理系、文系の話ですが、高校時代は、何でも好きで、どちらに行くか自分ではまったく分かりませんでした。実家が小さな運送屋さんで、小さな倉庫でトラックの修理や車検など、いろんなものを作ったりする環境で育ったので、工学部に行こうとも思っていました。でも、試験管の夢も断ち切ることはできませんでした。薬学部に行けば、生物も分かるし、化学も分かるし、ちょっとお得な感じがしたんです。それで親に相談したら、「自分の好きなことをやっていいんだよ」と言われて、その言葉で私は楽になった気がして大学の薬学部へ進学しました。
しかし、実は私の大学時代は低空飛行の日々でした。田舎出身で方言があり、友達もあまりいないし、恥ずかしがり屋でおまけに要領が悪い。先輩から過去問をもらうというテクニックも使いませんでした。そのせいか、もう驚くべきことに、大学1年の生物の講義ではいきなり再履修が必要で、留年しなかったのが奇跡っていうくらいだったんです。その後は、先ほど話したように、薬学部からなぜだか藻類の研究に行ってしまったんですが、研究室に入ってみると、いきなり人気者になったんです。「教えて、教えて」とみんなが私のもとに来るようになったのです。
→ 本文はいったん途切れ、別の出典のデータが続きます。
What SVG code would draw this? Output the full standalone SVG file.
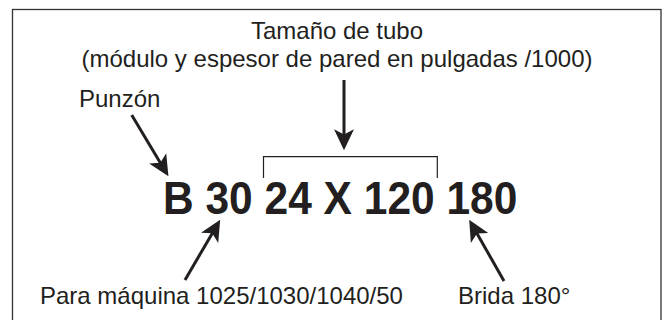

「えっ?、私みたいなのでいいの?」と驚きましたが、研究室での私は水を得た魚のような感じで、元気になりました。
それで研究がより面白くなって、決死の大学院入試を乗り越え、大学院へ進学しました。私はすごくのんきな性格だったのですが、このときばかりは「大学院入試に落ちてこの研究室に行けなければ、人生終わりだ」と必死で取り組みましたね。毎日暑い中、下宿で豆腐とヨーグルトで飢えをしのぎつつ、よろよろになりながら勉強していました。

藤原先生のエピソードに笑顔を見せる

一同
(笑い)
藤原
大学院では、その後、基礎研究がやりたくなり、理学部へ移りました。そこはドイツ語とかが受験科目にあるんですね。それでまた大変だったのですが、それも何とかクリアできました。
就職もラッキーなことに、研究テーマが合って、最終的にこの大学へ来ました。大学では若い学生さんたちと一緒にいろいろと話しながら実験をできることが良かったなと思います。
最近分かったことは、今になって、実はどの憧れもちょっとずつ実現できているということです。試験管を振ったり、みんなに教えたりすることは、いつの間にかできていました。これまでの中ですごく大変なことも多かったですが、本当に今までずっとラッキーだったなと思います。今後は、研究を通してシュバイツァーのような人の役に立つことをやっていきたいですね。